# PROVIDED DATA:
▼

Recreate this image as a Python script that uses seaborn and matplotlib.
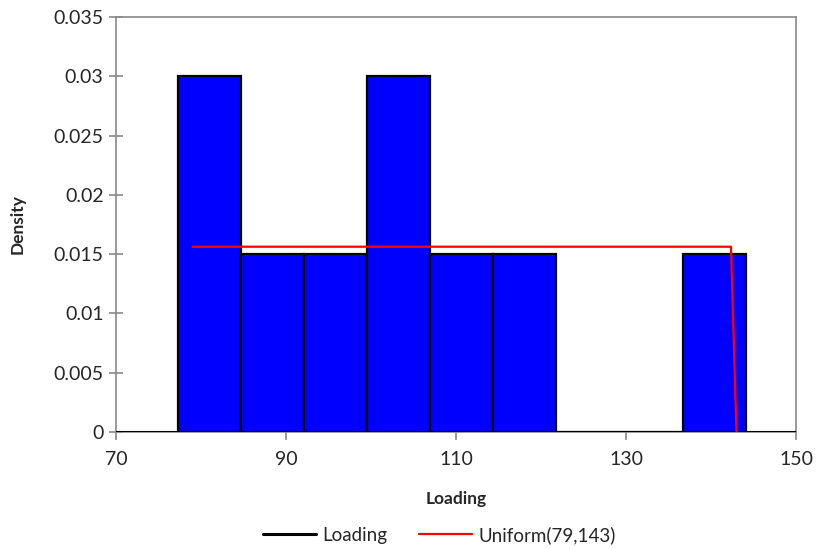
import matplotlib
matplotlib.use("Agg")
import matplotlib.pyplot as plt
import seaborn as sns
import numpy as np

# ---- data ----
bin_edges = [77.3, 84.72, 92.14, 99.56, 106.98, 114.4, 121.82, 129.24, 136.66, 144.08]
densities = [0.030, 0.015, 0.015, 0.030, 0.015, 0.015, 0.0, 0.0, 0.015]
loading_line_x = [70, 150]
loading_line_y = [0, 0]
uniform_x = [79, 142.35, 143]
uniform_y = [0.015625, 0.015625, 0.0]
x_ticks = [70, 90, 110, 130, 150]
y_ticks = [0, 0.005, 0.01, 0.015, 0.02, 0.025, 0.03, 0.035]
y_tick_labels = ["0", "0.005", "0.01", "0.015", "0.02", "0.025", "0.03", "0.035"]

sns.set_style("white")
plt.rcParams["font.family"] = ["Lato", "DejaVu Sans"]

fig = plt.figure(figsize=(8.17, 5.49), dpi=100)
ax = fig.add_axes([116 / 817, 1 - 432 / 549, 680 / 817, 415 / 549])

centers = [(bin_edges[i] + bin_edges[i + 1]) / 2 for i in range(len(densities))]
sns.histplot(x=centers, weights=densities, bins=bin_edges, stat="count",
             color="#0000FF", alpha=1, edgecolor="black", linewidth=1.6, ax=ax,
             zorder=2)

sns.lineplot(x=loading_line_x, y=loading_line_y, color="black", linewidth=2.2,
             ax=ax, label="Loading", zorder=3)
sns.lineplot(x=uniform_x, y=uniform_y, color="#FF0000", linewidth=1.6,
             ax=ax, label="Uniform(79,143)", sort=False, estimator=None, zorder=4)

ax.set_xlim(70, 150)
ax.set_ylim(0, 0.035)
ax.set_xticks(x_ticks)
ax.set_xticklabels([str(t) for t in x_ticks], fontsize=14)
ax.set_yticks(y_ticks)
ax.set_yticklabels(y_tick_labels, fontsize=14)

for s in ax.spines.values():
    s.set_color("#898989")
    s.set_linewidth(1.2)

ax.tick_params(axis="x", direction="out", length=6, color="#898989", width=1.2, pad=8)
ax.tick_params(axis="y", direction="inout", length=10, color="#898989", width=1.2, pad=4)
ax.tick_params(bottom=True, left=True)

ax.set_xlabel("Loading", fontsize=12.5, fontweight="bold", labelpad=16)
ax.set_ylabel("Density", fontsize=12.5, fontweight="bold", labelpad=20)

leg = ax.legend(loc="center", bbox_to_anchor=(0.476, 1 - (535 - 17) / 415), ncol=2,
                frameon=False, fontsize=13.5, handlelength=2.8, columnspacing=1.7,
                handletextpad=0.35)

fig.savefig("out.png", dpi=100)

▲

# DIRECTIVE:
Make an exact copy of the lines from the top of the material through the line with "import numpy as np", pictures excluded.

# SOLUTION FOR THIS EXERCISE:
Recreate this image as a Python script that uses seaborn and matplotlib.
import matplotlib
matplotlib.use("Agg")
import matplotlib.pyplot as plt
import seaborn as sns
import numpy as np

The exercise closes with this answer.